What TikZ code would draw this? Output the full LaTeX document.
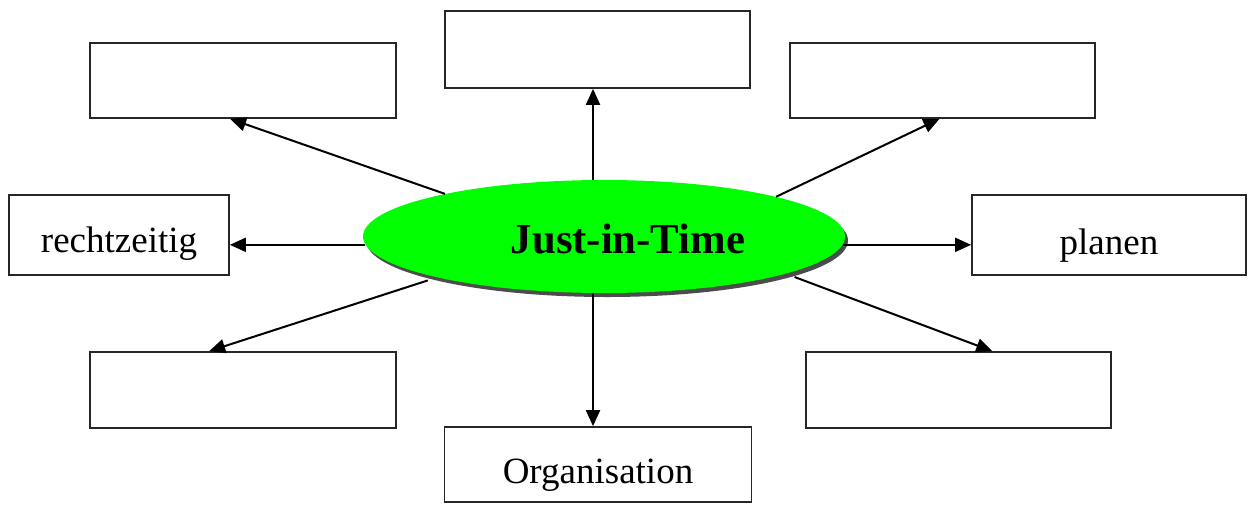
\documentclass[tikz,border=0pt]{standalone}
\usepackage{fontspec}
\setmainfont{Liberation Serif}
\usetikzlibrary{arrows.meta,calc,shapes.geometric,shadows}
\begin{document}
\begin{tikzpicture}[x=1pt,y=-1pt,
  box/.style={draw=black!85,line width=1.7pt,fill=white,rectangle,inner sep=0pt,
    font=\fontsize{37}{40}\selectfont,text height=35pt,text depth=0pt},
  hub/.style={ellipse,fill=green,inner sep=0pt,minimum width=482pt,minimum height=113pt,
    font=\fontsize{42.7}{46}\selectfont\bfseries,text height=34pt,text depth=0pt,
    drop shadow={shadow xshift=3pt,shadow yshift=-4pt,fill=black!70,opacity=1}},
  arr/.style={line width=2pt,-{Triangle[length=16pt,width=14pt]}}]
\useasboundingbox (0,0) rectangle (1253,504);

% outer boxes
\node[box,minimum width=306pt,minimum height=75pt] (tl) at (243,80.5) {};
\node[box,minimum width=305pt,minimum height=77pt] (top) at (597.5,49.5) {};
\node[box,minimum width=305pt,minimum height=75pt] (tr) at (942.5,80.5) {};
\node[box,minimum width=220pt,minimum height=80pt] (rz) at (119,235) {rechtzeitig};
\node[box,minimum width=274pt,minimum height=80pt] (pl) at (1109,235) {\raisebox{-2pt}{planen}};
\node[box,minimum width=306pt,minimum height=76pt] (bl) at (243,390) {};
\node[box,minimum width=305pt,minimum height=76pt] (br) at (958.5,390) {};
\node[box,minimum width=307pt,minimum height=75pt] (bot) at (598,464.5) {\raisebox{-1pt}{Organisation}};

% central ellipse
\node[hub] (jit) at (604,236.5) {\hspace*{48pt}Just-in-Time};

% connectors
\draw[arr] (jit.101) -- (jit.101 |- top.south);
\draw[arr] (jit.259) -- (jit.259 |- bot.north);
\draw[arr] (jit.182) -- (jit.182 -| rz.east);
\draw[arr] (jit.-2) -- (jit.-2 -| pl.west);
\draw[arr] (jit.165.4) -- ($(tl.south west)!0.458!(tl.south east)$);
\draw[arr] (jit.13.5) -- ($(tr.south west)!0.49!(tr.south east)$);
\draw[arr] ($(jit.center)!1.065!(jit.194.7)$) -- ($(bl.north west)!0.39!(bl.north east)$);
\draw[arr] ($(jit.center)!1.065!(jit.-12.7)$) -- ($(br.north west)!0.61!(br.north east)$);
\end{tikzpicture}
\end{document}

* * *

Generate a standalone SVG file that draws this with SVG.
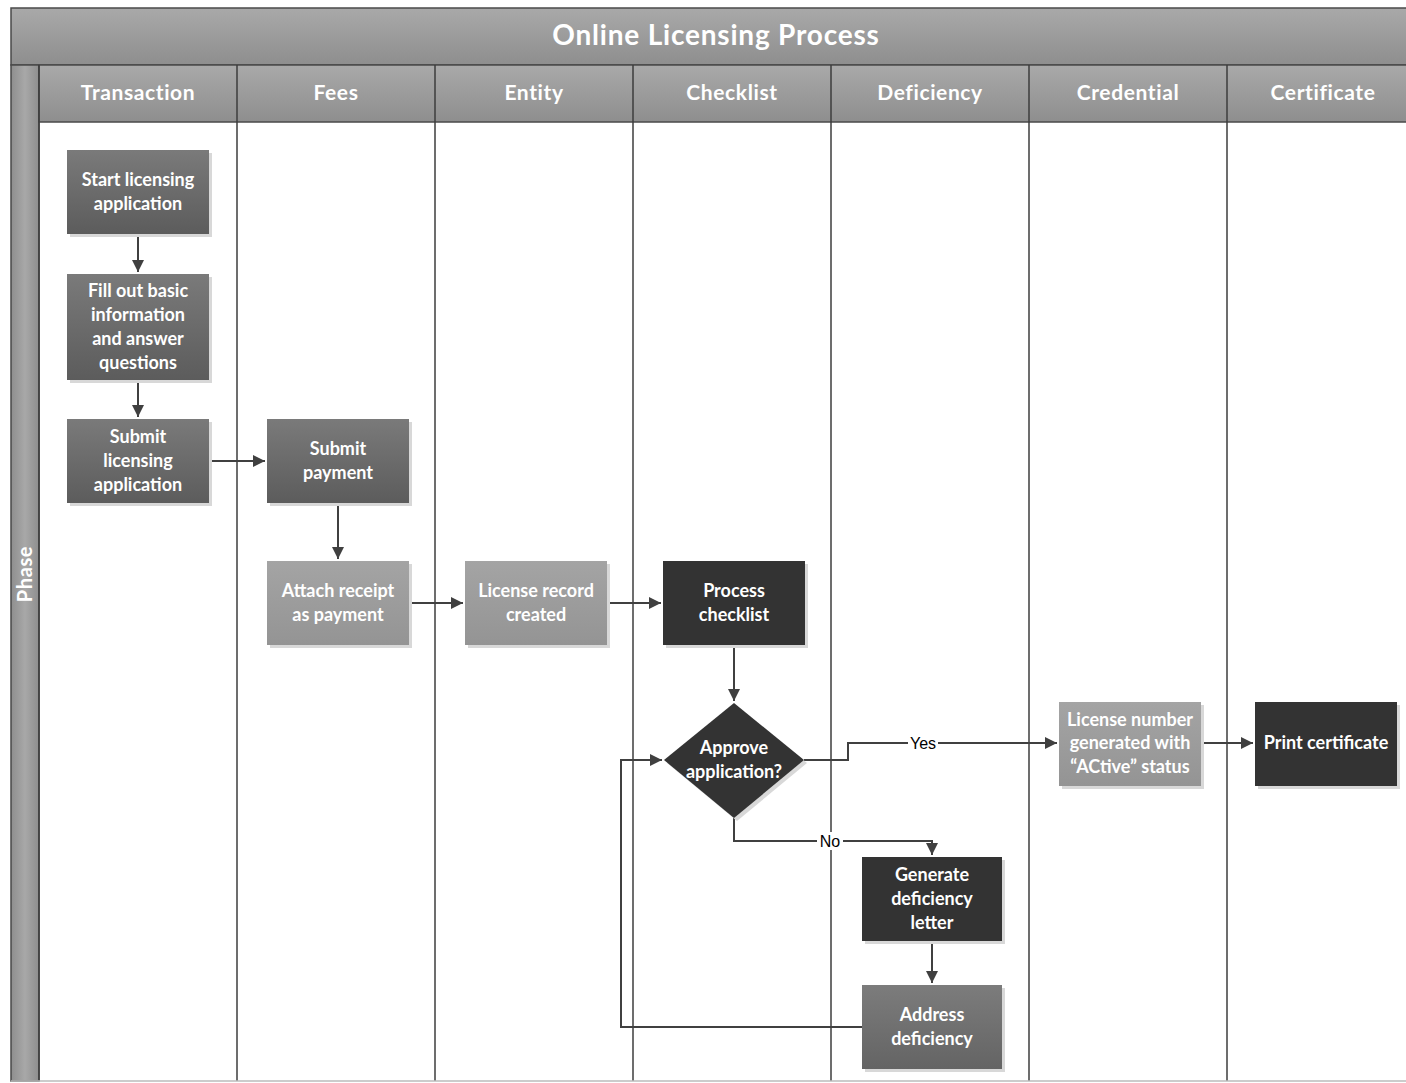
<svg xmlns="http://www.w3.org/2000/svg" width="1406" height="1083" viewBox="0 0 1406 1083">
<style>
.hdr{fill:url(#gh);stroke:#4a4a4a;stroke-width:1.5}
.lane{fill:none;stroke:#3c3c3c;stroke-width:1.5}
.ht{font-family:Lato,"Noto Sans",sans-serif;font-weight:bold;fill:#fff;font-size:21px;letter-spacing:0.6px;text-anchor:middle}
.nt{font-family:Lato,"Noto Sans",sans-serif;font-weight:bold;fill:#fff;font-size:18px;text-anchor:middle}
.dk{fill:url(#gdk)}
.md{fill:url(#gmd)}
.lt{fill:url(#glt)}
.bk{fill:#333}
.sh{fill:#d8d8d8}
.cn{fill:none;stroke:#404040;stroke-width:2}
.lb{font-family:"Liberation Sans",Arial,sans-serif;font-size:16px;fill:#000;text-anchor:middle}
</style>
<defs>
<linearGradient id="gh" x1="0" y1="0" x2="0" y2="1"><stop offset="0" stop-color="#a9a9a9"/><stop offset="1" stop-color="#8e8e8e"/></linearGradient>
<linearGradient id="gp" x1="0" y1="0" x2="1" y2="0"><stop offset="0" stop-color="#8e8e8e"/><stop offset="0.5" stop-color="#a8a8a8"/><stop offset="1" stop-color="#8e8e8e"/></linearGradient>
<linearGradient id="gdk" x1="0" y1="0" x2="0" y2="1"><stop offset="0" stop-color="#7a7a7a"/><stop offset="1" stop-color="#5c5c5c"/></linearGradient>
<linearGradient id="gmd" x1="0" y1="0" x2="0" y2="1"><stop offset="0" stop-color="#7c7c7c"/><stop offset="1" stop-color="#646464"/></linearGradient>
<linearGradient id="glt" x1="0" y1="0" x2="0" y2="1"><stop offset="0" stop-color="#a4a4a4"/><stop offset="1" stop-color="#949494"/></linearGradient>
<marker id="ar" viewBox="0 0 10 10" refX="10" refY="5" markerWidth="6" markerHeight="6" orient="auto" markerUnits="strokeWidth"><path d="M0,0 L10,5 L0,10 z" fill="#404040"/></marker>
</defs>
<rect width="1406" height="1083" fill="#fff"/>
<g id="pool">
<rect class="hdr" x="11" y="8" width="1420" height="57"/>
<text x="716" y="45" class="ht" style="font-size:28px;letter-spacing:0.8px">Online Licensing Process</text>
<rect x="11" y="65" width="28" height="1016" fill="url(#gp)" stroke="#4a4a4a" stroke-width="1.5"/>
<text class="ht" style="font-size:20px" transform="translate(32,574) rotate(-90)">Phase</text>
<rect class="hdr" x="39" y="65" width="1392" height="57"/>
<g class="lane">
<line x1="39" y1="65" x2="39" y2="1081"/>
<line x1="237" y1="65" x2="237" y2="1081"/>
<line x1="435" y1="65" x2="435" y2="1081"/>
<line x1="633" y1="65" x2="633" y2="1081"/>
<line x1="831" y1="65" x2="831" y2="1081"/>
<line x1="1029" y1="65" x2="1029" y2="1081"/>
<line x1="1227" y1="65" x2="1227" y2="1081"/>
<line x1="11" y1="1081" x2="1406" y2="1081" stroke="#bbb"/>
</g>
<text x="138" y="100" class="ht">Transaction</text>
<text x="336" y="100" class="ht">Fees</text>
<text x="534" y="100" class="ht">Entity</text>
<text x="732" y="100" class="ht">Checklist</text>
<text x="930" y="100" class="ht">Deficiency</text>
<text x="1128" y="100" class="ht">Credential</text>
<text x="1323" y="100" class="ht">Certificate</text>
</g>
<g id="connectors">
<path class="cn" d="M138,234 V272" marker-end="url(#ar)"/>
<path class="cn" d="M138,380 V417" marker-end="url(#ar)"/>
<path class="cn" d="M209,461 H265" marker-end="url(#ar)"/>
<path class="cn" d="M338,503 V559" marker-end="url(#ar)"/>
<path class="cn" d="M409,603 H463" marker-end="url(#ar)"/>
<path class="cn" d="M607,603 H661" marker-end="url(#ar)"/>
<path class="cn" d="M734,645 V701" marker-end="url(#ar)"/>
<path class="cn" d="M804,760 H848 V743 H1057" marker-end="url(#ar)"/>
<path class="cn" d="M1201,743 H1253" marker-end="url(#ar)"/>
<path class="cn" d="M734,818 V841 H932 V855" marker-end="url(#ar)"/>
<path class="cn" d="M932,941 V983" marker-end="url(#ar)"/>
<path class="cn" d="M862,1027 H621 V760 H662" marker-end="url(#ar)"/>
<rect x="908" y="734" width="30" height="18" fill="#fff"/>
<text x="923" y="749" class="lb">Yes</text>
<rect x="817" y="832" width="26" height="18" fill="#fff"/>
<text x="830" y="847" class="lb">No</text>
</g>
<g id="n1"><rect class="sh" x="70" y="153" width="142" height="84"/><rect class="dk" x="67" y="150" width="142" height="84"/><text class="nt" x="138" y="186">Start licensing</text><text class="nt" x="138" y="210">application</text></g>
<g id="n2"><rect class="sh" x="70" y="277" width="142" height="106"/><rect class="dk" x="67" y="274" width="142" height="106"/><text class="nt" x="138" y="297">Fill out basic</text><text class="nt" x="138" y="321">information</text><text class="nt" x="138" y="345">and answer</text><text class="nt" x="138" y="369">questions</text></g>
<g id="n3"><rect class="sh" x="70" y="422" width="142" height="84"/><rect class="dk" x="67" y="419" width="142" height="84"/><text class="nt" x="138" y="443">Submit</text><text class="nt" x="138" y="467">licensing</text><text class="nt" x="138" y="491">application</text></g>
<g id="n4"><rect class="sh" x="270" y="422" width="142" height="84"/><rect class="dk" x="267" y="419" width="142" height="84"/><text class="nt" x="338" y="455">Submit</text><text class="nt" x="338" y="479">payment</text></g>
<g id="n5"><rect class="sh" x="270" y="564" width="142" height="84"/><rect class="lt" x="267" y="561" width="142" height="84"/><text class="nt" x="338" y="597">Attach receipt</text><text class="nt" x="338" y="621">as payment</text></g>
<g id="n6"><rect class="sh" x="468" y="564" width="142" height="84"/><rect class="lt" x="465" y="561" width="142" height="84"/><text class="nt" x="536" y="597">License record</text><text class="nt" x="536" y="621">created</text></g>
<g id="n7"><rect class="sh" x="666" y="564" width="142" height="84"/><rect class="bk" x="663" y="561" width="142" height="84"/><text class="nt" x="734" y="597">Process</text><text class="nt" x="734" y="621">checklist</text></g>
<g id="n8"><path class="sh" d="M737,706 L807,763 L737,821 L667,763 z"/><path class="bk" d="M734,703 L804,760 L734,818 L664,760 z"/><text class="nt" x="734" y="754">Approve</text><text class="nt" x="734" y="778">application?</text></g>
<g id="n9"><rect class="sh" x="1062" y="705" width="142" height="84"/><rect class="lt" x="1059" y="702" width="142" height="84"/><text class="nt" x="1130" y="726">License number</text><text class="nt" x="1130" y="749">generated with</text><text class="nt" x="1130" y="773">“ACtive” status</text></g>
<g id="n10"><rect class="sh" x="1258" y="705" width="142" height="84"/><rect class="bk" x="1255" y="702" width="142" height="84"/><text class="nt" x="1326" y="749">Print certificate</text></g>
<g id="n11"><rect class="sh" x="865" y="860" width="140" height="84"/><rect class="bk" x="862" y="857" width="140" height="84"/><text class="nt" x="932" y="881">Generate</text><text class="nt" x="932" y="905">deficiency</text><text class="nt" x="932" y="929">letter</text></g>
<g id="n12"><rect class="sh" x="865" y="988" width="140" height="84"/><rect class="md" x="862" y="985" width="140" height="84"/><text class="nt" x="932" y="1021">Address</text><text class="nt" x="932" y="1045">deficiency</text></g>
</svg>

### Stated goal
In the listing above, find the line with "What TikZ code" and the line with "(jit) at (604,236.5)". Copy both of them and every line between, exactly, but not the pictures.

### Full solution
What TikZ code would draw this? Output the full LaTeX document.
\documentclass[tikz,border=0pt]{standalone}
\usepackage{fontspec}
\setmainfont{Liberation Serif}
\usetikzlibrary{arrows.meta,calc,shapes.geometric,shadows}
\begin{document}
\begin{tikzpicture}[x=1pt,y=-1pt,
  box/.style={draw=black!85,line width=1.7pt,fill=white,rectangle,inner sep=0pt,
    font=\fontsize{37}{40}\selectfont,text height=35pt,text depth=0pt},
  hub/.style={ellipse,fill=green,inner sep=0pt,minimum width=482pt,minimum height=113pt,
    font=\fontsize{42.7}{46}\selectfont\bfseries,text height=34pt,text depth=0pt,
    drop shadow={shadow xshift=3pt,shadow yshift=-4pt,fill=black!70,opacity=1}},
  arr/.style={line width=2pt,-{Triangle[length=16pt,width=14pt]}}]
\useasboundingbox (0,0) rectangle (1253,504);

% outer boxes
\node[box,minimum width=306pt,minimum height=75pt] (tl) at (243,80.5) {};
\node[box,minimum width=305pt,minimum height=77pt] (top) at (597.5,49.5) {};
\node[box,minimum width=305pt,minimum height=75pt] (tr) at (942.5,80.5) {};
\node[box,minimum width=220pt,minimum height=80pt] (rz) at (119,235) {rechtzeitig};
\node[box,minimum width=274pt,minimum height=80pt] (pl) at (1109,235) {\raisebox{-2pt}{planen}};
\node[box,minimum width=306pt,minimum height=76pt] (bl) at (243,390) {};
\node[box,minimum width=305pt,minimum height=76pt] (br) at (958.5,390) {};
\node[box,minimum width=307pt,minimum height=75pt] (bot) at (598,464.5) {\raisebox{-1pt}{Organisation}};

% central ellipse
\node[hub] (jit) at (604,236.5) {\hspace*{48pt}Just-in-Time};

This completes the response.